The anti-IED portion of the class involves slideshows and parts of actual IEDs found by American Soldiers. Sharing the knowledge helps the Iraqis become more able to pick out a deadly IED, added Santos.
On the final day of instruction, the Iraqis lead a patrol in the surrounding Sadr City area to show their Warrior Academy instructors what they've learned. Then a graduation ceremony is held in which the Iraqi soldiers are given certificates by an Iraqi Army officer.
Capt. John Ulsamer, commander of A Co., 2nd Bn., 5th Cav. Regt., 1st BCT, 1st Cav. Div., said the academy is already showing it worth in the IA.
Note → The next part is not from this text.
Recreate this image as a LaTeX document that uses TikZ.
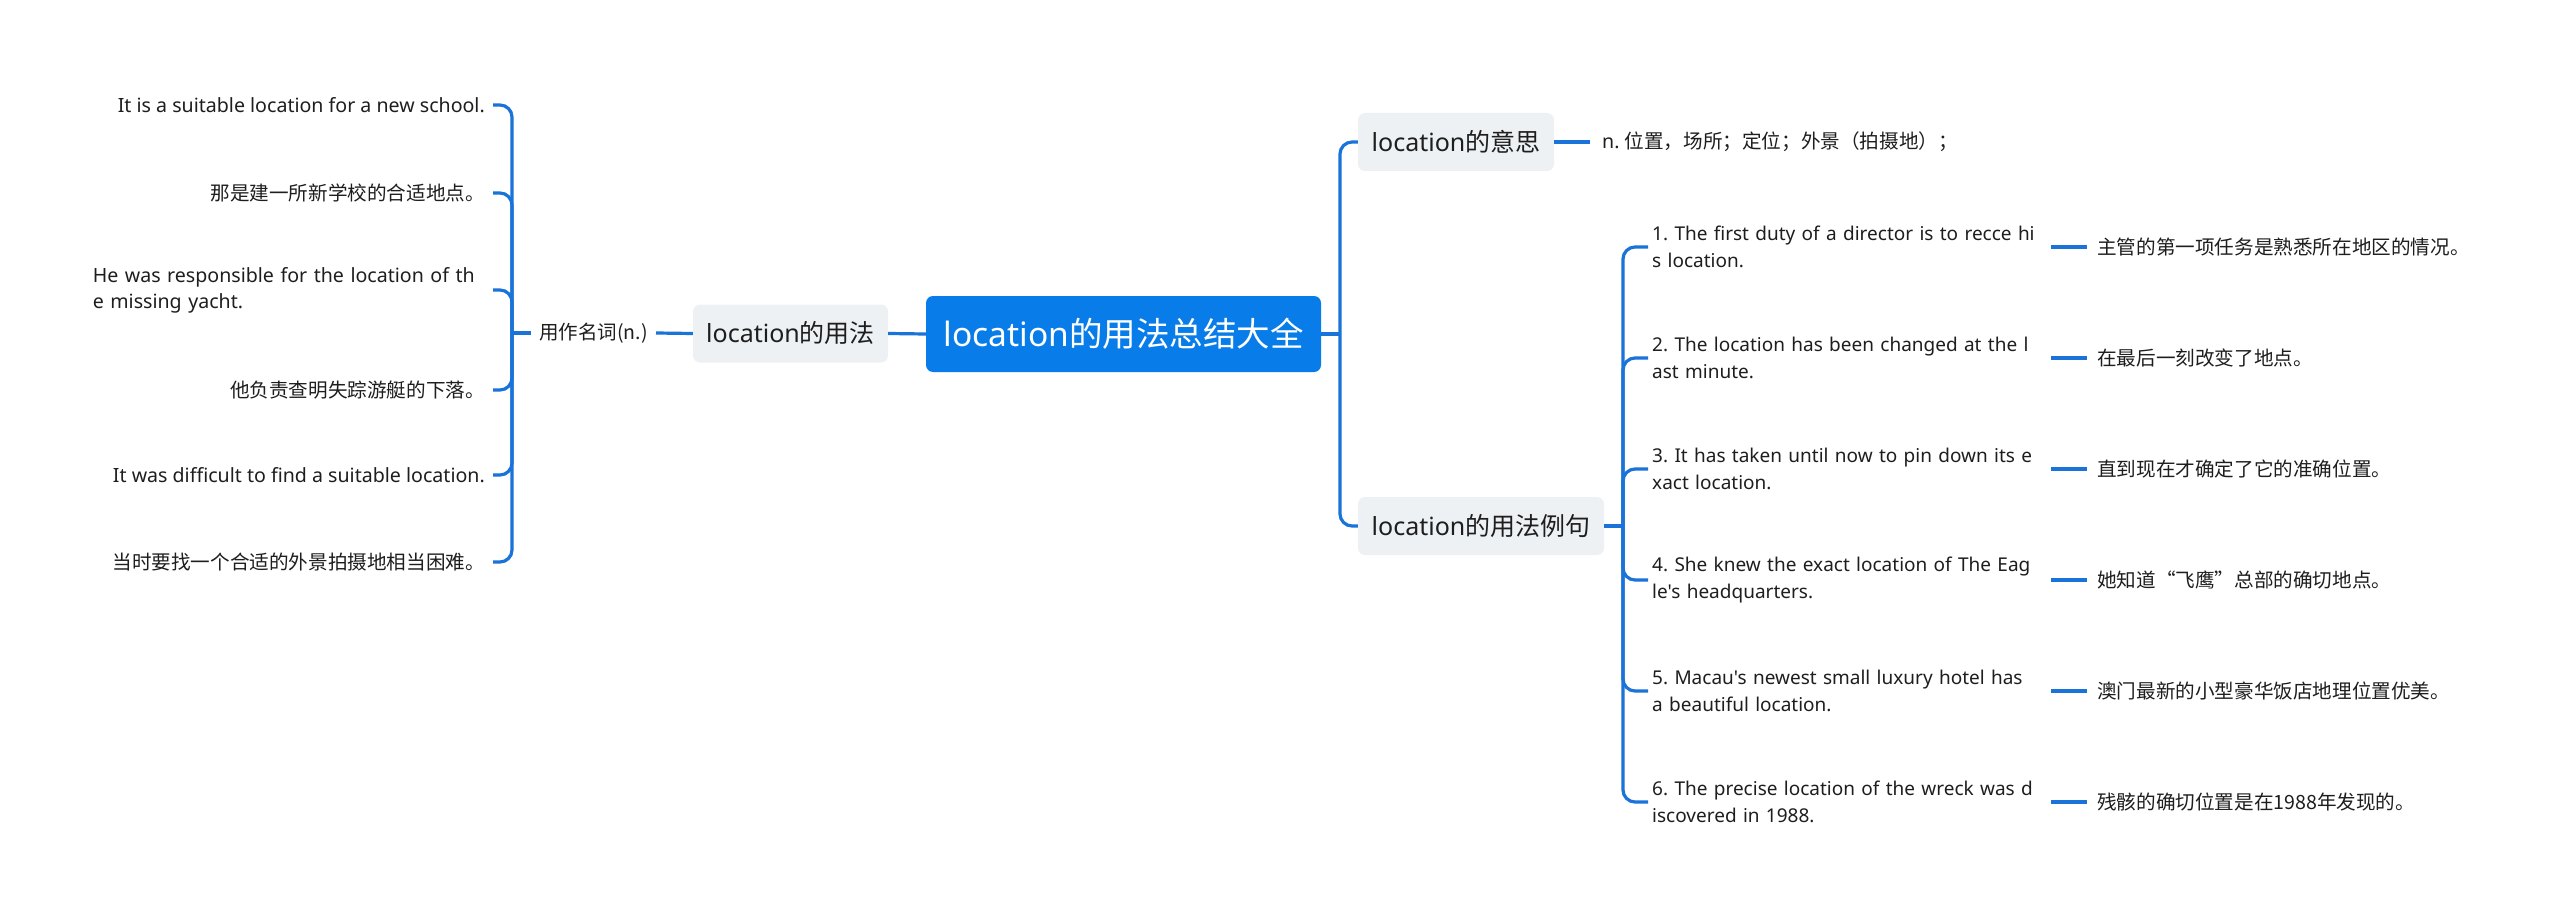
\documentclass[tikz,border=0pt]{standalone}
\usepackage{fontspec}
\setmainfont{Noto Sans}
\newfontfamily\latin{Noto Sans}
\newfontfamily\cjk{Noto Sans CJK SC}
\definecolor{mainblue}{RGB}{8,124,232}
\definecolor{linkblue}{RGB}{26,115,216}
\definecolor{subgray}{RGB}{238,241,244}
\definecolor{txt}{RGB}{30,30,30}
\frenchspacing
\begin{document}
\begin{tikzpicture}[x=1pt,y=-1pt,
  conn/.style={draw=linkblue, line width=3.2pt, rounded corners=12pt},
  rootnode/.style={fill=mainblue, text=white, rounded corners=7pt, minimum width=395pt, minimum height=76pt, font=\latin\fontsize{33.5}{40}\selectfont, inner sep=0pt},
  topic/.style={fill=subgray, text=txt, rounded corners=7pt, minimum height=58pt, font=\latin\fontsize{25}{30}\selectfont, inner sep=0pt},
  leaf/.style={text=txt, font=\latin\fontsize{19.6}{26}\selectfont, inner xsep=8pt, inner ysep=2pt},
  exleaf/.style={leaf, font=\latin\fontsize{19}{26.5}\selectfont, text width=395pt, align=left, inner xsep=4pt},
]
\useasboundingbox[fill=white] (0,0) rectangle (2560,923);

% root
\node[rootnode] (root) at (1123.5,334) {location{\cjk 的用法总结大全}};

% left side
\node[topic, minimum width=195pt] (usage) at (790.5,333.5) {location{\cjk 的用法}};
\node[leaf, anchor=east, font=\fontsize{19.5}{24}\selectfont] (noun) at (656,333) {\cjk 用作名词(n.)};
\coordinate (lf) at (512,333);
\draw[conn] (usage.east) -- (root.west);
\draw[conn] (noun.east) -- (usage.west);
\draw[conn] (noun.west) -- (lf);

\node[leaf, anchor=east] (L1) at (493,105) {It is a suitable location for a new school.};
\node[leaf, anchor=east] (L2) at (493,193) {\cjk 那是建一所新学校的合适地点。};
\node[leaf, anchor=east, text width=392pt, align=left] (L3) at (493,290) {He was responsible for the location of th\\e missing yacht.};
\node[leaf, anchor=east] (L4) at (493,390) {\cjk 他负责查明失踪游艇的下落。};
\node[leaf, anchor=east] (L5) at (493,475) {It was difficult to find a suitable location.};
\node[leaf, anchor=east] (L6) at (493,562) {\cjk 当时要找一个合适的外景拍摄地相当困难。};
\foreach \n in {L1,L2,L3,L4,L5,L6} {\draw[conn] (lf) |- (\n.east);}

% right side
\coordinate (rf) at (1340,334);
\draw[conn] (root.east) -- (rf);
\node[topic, minimum width=196pt] (mean) at (1456,142) {location{\cjk 的意思}};
\node[topic, minimum width=246pt] (ex) at (1481,526) {location{\cjk 的用法例句}};
\draw[conn] (rf) |- (mean.west);
\draw[conn] (rf) |- (ex.west);

\node[leaf, anchor=west, inner xsep=12pt] (meantxt) at (1590,142) {n. {\cjk 位置，场所；定位；外景（拍摄地）；}};
\draw[conn] (mean.east) -- (meantxt.west);

\coordinate (ef) at (1623,526);
\draw[conn] (ex.east) -- (ef);

\node[exleaf, anchor=west] (E1) at (1648,247) {1. The first duty of a director is to recce hi\\s location.};
\node[exleaf, anchor=west] (E2) at (1648,358) {2. The location has been changed at the l\\ast minute.};
\node[exleaf, anchor=west] (E3) at (1648,469) {3. It has taken until now to pin down its e\\xact location.};
\node[exleaf, anchor=west] (E4) at (1648,580) {4. She knew the exact location of The Eag\\le's headquarters.};
\node[exleaf, anchor=west] (E5) at (1648,691) {5. Macau's newest small luxury hotel has\\a beautiful location.};
\node[exleaf, anchor=west] (E6) at (1648,802) {6. The precise location of the wreck was d\\iscovered in 1988.};

\node[leaf, anchor=west, inner xsep=10pt] (T1) at (2087,247) {\cjk 主管的第一项任务是熟悉所在地区的情况。};
\node[leaf, anchor=west, inner xsep=10pt] (T2) at (2087,358) {\cjk 在最后一刻改变了地点。};
\node[leaf, anchor=west, inner xsep=10pt] (T3) at (2087,469) {\cjk 直到现在才确定了它的准确位置。};
\node[leaf, anchor=west, inner xsep=10pt] (T4) at (2087,580) {\cjk 她知道“飞鹰”总部的确切地点。};
\node[leaf, anchor=west, inner xsep=10pt] (T5) at (2087,691) {\cjk 澳门最新的小型豪华饭店地理位置优美。};
\node[leaf, anchor=west, inner xsep=10pt] (T6) at (2087,802) {\cjk 残骸的确切位置是在1988年发现的。};

\foreach \i in {1,...,6} {
  \draw[conn] (ef) |- (E\i.west);
  \draw[conn] (E\i.east) -- (T\i.west);
}
\end{tikzpicture}
\end{document}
"We're seeing a lot of success from it," said Ulsamer, an infantry officer from Staten Island, N.Y. "The Iraqi Army has detained eight times more people this month than last month."
Ulsamer said his goal is for the Iraqis to eventually take the reins of the Warrior Academy.
"We're trying to get the Iraqis to train and we just provide the facility," Ulsamer said. "We've got a range and classrooms and we can have it so Iraqis could conduct their own training."
As American Soldiers continue to let the Iraqis take the lead in securing their country, the knowledge gained at the Warrior Academy is sure to help the Iraqis become more confident and competent.